C realloc not changing array

Question

So, to start off I've already looked at a few questions including this one and none of them seem to help.

I'm simply trying to write a function that extends the size of an array using realloc().

My code currently looks like this:

unsigned char *xtnd = malloc(4);
xtndc(&xtnd, 4);
// sizeof(*xtnd) should now be 8

void xtndc ( unsigned char ** bytesRef , uint8_t count ) {
    *bytesRef = realloc(*bytesRef, (sizeof(**bytesRef)) + count);
}

But no matter what I do it seems that the size of xtnd is always 4. After running xtndc() on it it should now be 8 bytes long.

Any suggestions?

Answer 1

The type of **bytesRef is unsigned char, so sizeof(**bytesRef) is 1. sizeof doesn't keep track of dynamic allocations, it's a compile time tool that gives you the size of a type, in this case unsigned char.

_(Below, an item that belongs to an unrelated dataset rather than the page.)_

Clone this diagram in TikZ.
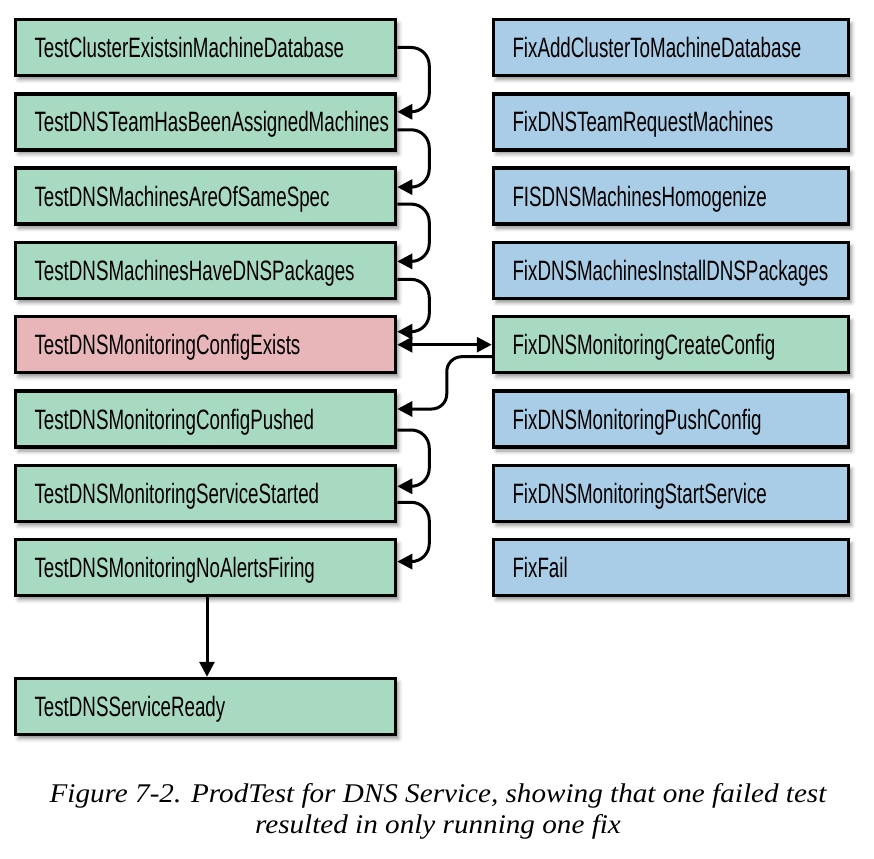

You have to keep track of the array size manually to calculate the new required size.

Answer 2

Your program does in fact change the size of the memory block. It changes the size of your original memory block from 4 bytes to 5 bytes. It changes to 5 bytes because you are essentially doing sizeof(unsigned char) + 4 which 1 + 4 = 5. If you want to double the size instead, do count*sizeof(unsigned char) + count. There are two points to be noted here:

1. The sizeof function returns the size of the data type, not the size of the allocated bytes. There is no way to know the size of the dynamically allocated memory.
2. The function realloc (and malloc and calloc as well) is not always guaranteed to return the requested reallocation. It may or may not succeed all the time.

Answer 3

I fixed the problem with the following code.

typedef struct CArrPtr {
    unsigned char* ptr;
    size_t size;
} CArrPtr;
void xtndc ( CArrPtr *bytesRef, uint8_t count );

. . .    

CArrPtr xtnd = { .ptr = malloc(4), .size = 4 };
xtndc( &xtnd, 4 );
// xtnd.size is now 8 bytes 

. . . 

void xtndc ( CArrPtr *bytesRef, uint8_t count ) {
    unsigned char *nptr;
    if((nptr = realloc(bytesRef->ptr, bytesRef->size + count)) != 0) 
    {
        bytesRef->ptr = nptr;
        bytesRef->size = bytesRef->size + count;
    }
}

As I am somewhat new to C, what I learned from this is that malloc specifically creates a pointer to a memory block, but you have no direct access to information about the memory block. Instead, you must store the size of the array that you created with malloc somewhere as well.

Since in the past I'd been initializing arrays with unsigned char arr[size]; and then using sizeof on it, I was under the impression that sizeof returned the size of the array, which is of course wrong as it gives you the size of a type.

Glad I could learn something from this.

Answer 4

1. sizeof is used to calculate size of data type or array. Pointer and array are very similar, but they are different things. For int *ap, sizeof(ap) will return 4 on x86, sizeof(*ap) will return 4; for int a[10], sizeof(a) will return 40.

2. sizeof expression is processed at compile time, so it will be a constant written into the executable file before you run the program.

3. malloc and realloc don't maintain size.

4. If realloc succeeds, it will reallocate the requested size. So you don't need to check the size after realloc returns, but you should check the return value of realloc to ensure that realloc succeeds.